Liver cancer – is surgery the only option?
By Dr. Santosh B. Patil, Consultant – Neuro and Vascular Interventional Radiologist, The Vein Center
Liver cancer is the fourth leading cause of cancer-related death, with a three times increase in the occurrence of new cases during the past 40 years. It generally carries a poor prognosis. Surgical resection – removing the cancerous portion of the liver – is considered the best hope for a cure. Unfortunately, most patients do not qualify for surgery due to extensive tumor burden, the presence of extra-hepatic spread, or the extent of underlying liver disease. Liver transplantations are available for a small number of patients, but organ supply is limited, and tumor progression during the prolonged waiting period results in a high dropout rate.
Interventional radiology allows medicine and technology to combine forces and come up with revolutionary minimally invasive non-surgical anticancer treatments, which are described briefly below.
- Image-guided ablative therapies:
Radiofrequency Ablation (RFA):
This treatment is used to treat smaller tumors of less than 3 cm size. Interventional radiologists or oncologists insert a small, needle-like probe directly into the tumor using live image (CT/USG) guidance to identify its precise location. Radiofrequency energy is then delivered through the probe which generates heat and destroys the liver tumor.
Microwave ablative therapy:
Under CT/USG guidance, a specially designed microwave probe is directly inserted into the tumor and the abnormal tissue is killed by heat generated around the probe. The advent of microwave ablation has resulted in greater ablation zones, decreased patient pain, and fewer detrimental treatment effects on adjacent blood vessels.
Cryoablation uses extreme cold to destroy cancer cells. Guided by ultrasound imaging, the interventional radiologist will place the cryoprobe (metal probe) containing liquid nitrogen directly onto liver tumors. The cryoprobe destroys the tumor by freezing it.
Irreversible electroporation (IRE) uses pulsed direct current to induce cell death and has been shown to be effective in tumors adjacent to major bile ducts where standard thermal ablation techniques are contraindicated.

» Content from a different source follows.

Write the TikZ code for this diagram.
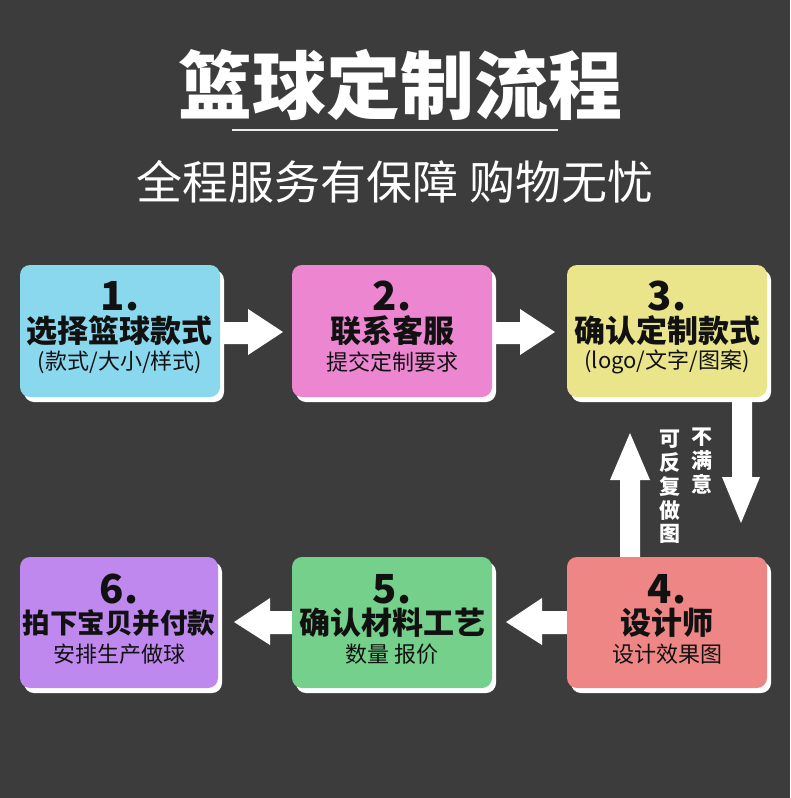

- Trans-arterial hepatic therapies:
Trans-arterial chemoembolization (TACE):
Trans-arterial chemoembolization (TACE) utilizing a chemotherapeutic agent mixed with oil is the recommended first-line therapy in intermediate-stage disease. During this procedure, interventional radiologists employ live image guidance to advance a small tube, called a micro-catheter, through a tiny hole in the patient’s groin or wrist until it reaches the blood vessel that supplies the liver tumor. Once in place, the micro-catheter is used to deliver high doses of chemotherapy to the exact location of the tumor following which the flow of blood through the artery is blocked for a short time so the chemotherapy stays in the tumor longer. Blocking the blood supply to the tumor also destroys cancer cells.
In addition to being used as a primary treatment for HCC, chemoembolization may be used to slow tumor growth for people who are on the waiting list for liver transplantation.
Trans-arterial radioembolization (TARE)
Radioembolization with yttrium-90 loaded beads is an alternative transarterial treatment option in patients with intermediate-stage HCC. During this procedure, once the microcatheter is selectively advanced into the artery supplying the liver tumor, radioactive material is injected into the tumor. Radioembolization has been shown to have similar treatment efficacy and safety profile when compared to chemoembolization.
One of the enormous benefits of minimally invasive interventional radiology treatment is its reduction in side effects, compared to systemic chemotherapy or conventional radiation. These precision interventional treatments are so well-tolerated that they are mostly outpatient procedures without the need for general anesthesia. For interventional treatments, occasional side effects might include fatigue, flu-like symptoms, and inflammation due to a rise in liver enzymes. But those side effects tend to pass quickly, within one to two weeks after treatment. Patients can quickly return to normal daily life.